:: Problem statement ::
Starting at the first line of the listing below, repeat each line up to and including the one containing "const sideColors = ['#2c5c1b', '#9c8d22', '#a51d15'];". Leave out pictures.

:: Data lines ::
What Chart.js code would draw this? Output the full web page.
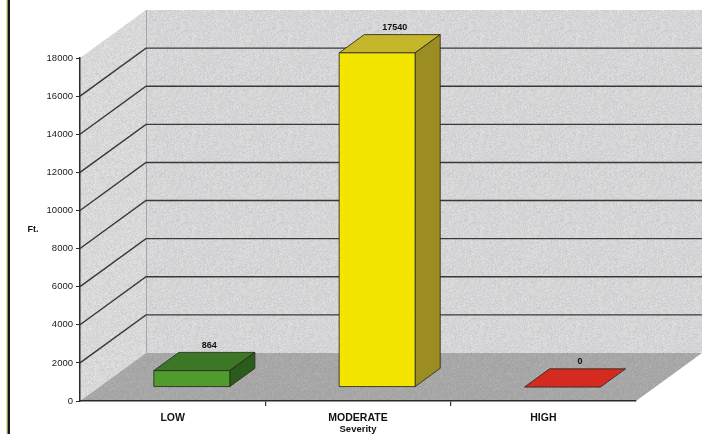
<!DOCTYPE html>
<html>
<head>
<meta charset="utf-8">
<script src="https://cdn.jsdelivr.net/npm/chart.js@4/dist/chart.umd.min.js"></script>
<style>
  html, body { margin: 0; padding: 0; background: #fff; }
  #wrap { width: 726px; height: 434px; }
</style>
</head>
<body>
<div id="wrap"><canvas id="chart" width="726" height="434"></canvas></div>
<script>
// Footage by severity class
const categories = ['LOW', 'MODERATE', 'HIGH'];
const footage = [864, 17540, 0];
const valueTicks = [0, 2000, 4000, 6000, 8000, 10000, 12000, 14000, 16000, 18000];
const valueAxisTitle = 'Ft.';
const categoryAxisTitle = 'Severity';

// Face colours for each box: front, top, right side
const frontColors = ['#4f9b2c', '#f3e500', '#d42a1f'];
const topColors = ['#3b7725', '#c5b52a', '#d42a1f'];
const sideColors = ['#2c5c1b', '#9c8d22', '#a51d15'];

// Oblique projection of the plot box: back plane offset, and where a bar sits in depth
const depth = { x: 66, y: -48 };
const barFront = 0.29;
const barBack = 0.67;

const FONT = '"Liberation Sans", Arial, sans-serif';

// Speckled fill used for the walls and floor
function speckle(r, g, b, amp, seed) {
  const c = document.createElement('canvas');
  c.width = 96; c.height = 96;
  const cx = c.getContext('2d');
  const img = cx.createImageData(96, 96);
  let s = seed >>> 0;
  const rnd = () => {
    s = (s + 0x6D2B79F5) >>> 0;
    let t = s;
    t = Math.imul(t ^ (t >>> 15), t | 1);
    t ^= t + Math.imul(t ^ (t >>> 7), t | 61);
    return ((t ^ (t >>> 14)) >>> 0) / 4294967296;
  };
  for (let i = 0; i < 96 * 96; i++) {
    const n = (rnd() - 0.5) * 2 * amp;
    const tint = (rnd() - 0.5) * 5;
    img.data[i * 4] = r + n + tint;
    img.data[i * 4 + 1] = g + n + tint;
    img.data[i * 4 + 2] = b + n - tint;
    img.data[i * 4 + 3] = 255;
  }
  cx.putImageData(img, 0, 0);
  return c;
}

function poly(ctx, pts, fill, stroke) {
  ctx.beginPath();
  ctx.moveTo(pts[0][0], pts[0][1]);
  for (let i = 1; i < pts.length; i++) ctx.lineTo(pts[i][0], pts[i][1]);
  ctx.closePath();
  if (fill) { ctx.fillStyle = fill; ctx.fill(); }
  if (stroke) { ctx.strokeStyle = stroke; ctx.lineWidth = 1; ctx.stroke(); }
}

const scene3d = {
  id: 'scene3d',
  beforeDraw(chart) {
    const { ctx, chartArea: a, scales } = chart;
    const y = scales.y;
    const dx = depth.x, dy = depth.y;
    ctx.save();
    ctx.fillStyle = '#fff';
    ctx.fillRect(0, 0, chart.width, chart.height);

    const wall = ctx.createPattern(speckle(213, 213, 215, 10, 7), 'repeat');
    const sideWall = ctx.createPattern(speckle(216, 216, 217, 10, 11), 'repeat');
    const floor = ctx.createPattern(speckle(167, 167, 167, 7, 23), 'repeat');

    // back wall
    poly(ctx, [[a.left + dx, a.top + dy], [a.right + dx, a.top + dy],
               [a.right + dx, a.bottom + dy], [a.left + dx, a.bottom + dy]], wall);
    // left wall
    poly(ctx, [[a.left, a.bottom], [a.left + dx, a.bottom + dy],
               [a.left + dx, a.top + dy], [a.left, a.top]], sideWall);
    // floor
    poly(ctx, [[a.left, a.bottom], [a.right, a.bottom],
               [a.right + dx, a.bottom + dy], [a.left + dx, a.bottom + dy]], floor);

    // wall corner
    ctx.strokeStyle = 'rgba(120,120,120,0.5)';
    ctx.lineWidth = 1;
    ctx.beginPath();
    ctx.moveTo(a.left + dx + 0.5, a.top + dy);
    ctx.lineTo(a.left + dx + 0.5, a.bottom + dy);
    ctx.stroke();

    // gridlines across the left wall and back wall
    ctx.strokeStyle = '#383838';
    ctx.lineWidth = 1.4;
    y.ticks.forEach(t => {
      if (t.value <= y.min || t.value >= y.max) return;
      const py = y.getPixelForValue(t.value);
      ctx.beginPath();
      ctx.moveTo(a.left, py);
      ctx.lineTo(a.left + dx, py + dy);
      ctx.lineTo(a.right + dx, py + dy);
      ctx.stroke();
    });
    ctx.restore();
  },
  afterDatasetsDraw(chart) {
    const { ctx } = chart;
    const meta = chart.getDatasetMeta(0);
    const values = chart.data.datasets[0].data;
    const fx = depth.x * barFront, fy = depth.y * barFront;
    const bx = depth.x * (barBack - barFront), by = depth.y * (barBack - barFront);
    ctx.save();
    ctx.lineJoin = 'round';
    meta.data.forEach((bar, i) => {
      const { x, y, base, width } = bar.getProps(['x', 'y', 'base', 'width'], true);
      const L = x - width / 2 + fx, R = x + width / 2 + fx;
      const T = y + fy, B = base + fy;
      const edge = 'rgba(40,40,30,0.85)';
      // top face
      poly(ctx, [[L, T], [R, T], [R + bx, T + by], [L + bx, T + by]], topColors[i], edge);
      // right side and front
      if (B - T > 0.5) {
        poly(ctx, [[R, T], [R + bx, T + by], [R + bx, B + by], [R, B]], sideColors[i], edge);
        poly(ctx, [[L, T], [R, T], [R, B], [L, B]], frontColors[i], edge);
      }
      // value label above the box
      ctx.fillStyle = '#111';
      ctx.font = 'bold 9px ' + FONT;
      ctx.textAlign = 'center';
      ctx.textBaseline = 'middle';
      ctx.fillText(String(values[i]), (L + R) / 2 + bx / 2 + 5, T + by - 7);
    });
    ctx.restore();
  },
  afterDraw(chart) {
    const { ctx } = chart;
    ctx.save();
    // page frame line
    ctx.fillStyle = '#ece57e';
    ctx.fillRect(6, 0, 1, chart.height);
    ctx.fillStyle = '#151515';
    ctx.fillRect(7.5, 0, 2.5, chart.height);
    // value axis title
    ctx.fillStyle = '#111';
    ctx.font = 'bold 9px ' + FONT;
    ctx.textAlign = 'center';
    ctx.textBaseline = 'middle';
    ctx.fillText(valueAxisTitle, 33, 230);
    ctx.restore();
  }
};

new Chart(document.getElementById('chart'), {
  type: 'bar',
  data: {
    labels: categories,
    datasets: [{
      data: footage,
      backgroundColor: 'rgba(0,0,0,0)',
      borderWidth: 0,
      barPercentage: 0.41,
      categoryPercentage: 1.0
    }]
  },
  options: {
    responsive: false,
    animation: false,
    events: [],
    layout: { padding: { top: 58, right: 90, bottom: 0, left: 0 } },
    plugins: {
      legend: { display: false },
      tooltip: { enabled: false }
    },
    scales: {
      x: {
        offset: true,
        grid: {
          offset: true,
          drawOnChartArea: false,
          tickLength: 5,
          lineWidth: 1.2,
          color: c => (c.type === 'tick' && (c.index === 1 || c.index === 2)) ? '#333' : 'rgba(0,0,0,0)'
        },
        border: { display: true, color: '#2a2a2a', width: 1.5 },
        ticks: {
          padding: 6,
          color: '#111',
          font: { family: FONT, size: 10.5, weight: 'bold' }
        },
        title: {
          display: true,
          text: categoryAxisTitle,
          color: '#111',
          padding: 0,
          font: { family: FONT, size: 9.5, weight: 'bold', lineHeight: 1 }
        },
        afterFit(scale) { scale.height = 33; }
      },
      y: {
        min: 0,
        max: 18000,
        afterBuildTicks(scale) { scale.ticks = valueTicks.map(v => ({ value: v })); },
        grid: {
          drawOnChartArea: false,
          tickLength: 4,
          color: '#2a2a2a',
          lineWidth: 1
        },
        border: { display: true, color: '#2a2a2a', width: 1.5 },
        ticks: {
          padding: 3,
          color: '#1a1a1a',
          font: { family: FONT, size: 9.5 },
          callback: v => String(v)
        },
        afterFit(scale) { scale.width = 80; }
      }
    }
  },
  plugins: [scene3d]
});
</script>
</body>
</html>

:: Result for this task ::
What Chart.js code would draw this? Output the full web page.
<!DOCTYPE html>
<html>
<head>
<meta charset="utf-8">
<script src="https://cdn.jsdelivr.net/npm/chart.js@4/dist/chart.umd.min.js"></script>
<style>
  html, body { margin: 0; padding: 0; background: #fff; }
  #wrap { width: 726px; height: 434px; }
</style>
</head>
<body>
<div id="wrap"><canvas id="chart" width="726" height="434"></canvas></div>
<script>
// Footage by severity class
const categories = ['LOW', 'MODERATE', 'HIGH'];
const footage = [864, 17540, 0];
const valueTicks = [0, 2000, 4000, 6000, 8000, 10000, 12000, 14000, 16000, 18000];
const valueAxisTitle = 'Ft.';
const categoryAxisTitle = 'Severity';

// Face colours for each box: front, top, right side
const frontColors = ['#4f9b2c', '#f3e500', '#d42a1f'];
const topColors = ['#3b7725', '#c5b52a', '#d42a1f'];
const sideColors = ['#2c5c1b', '#9c8d22', '#a51d15'];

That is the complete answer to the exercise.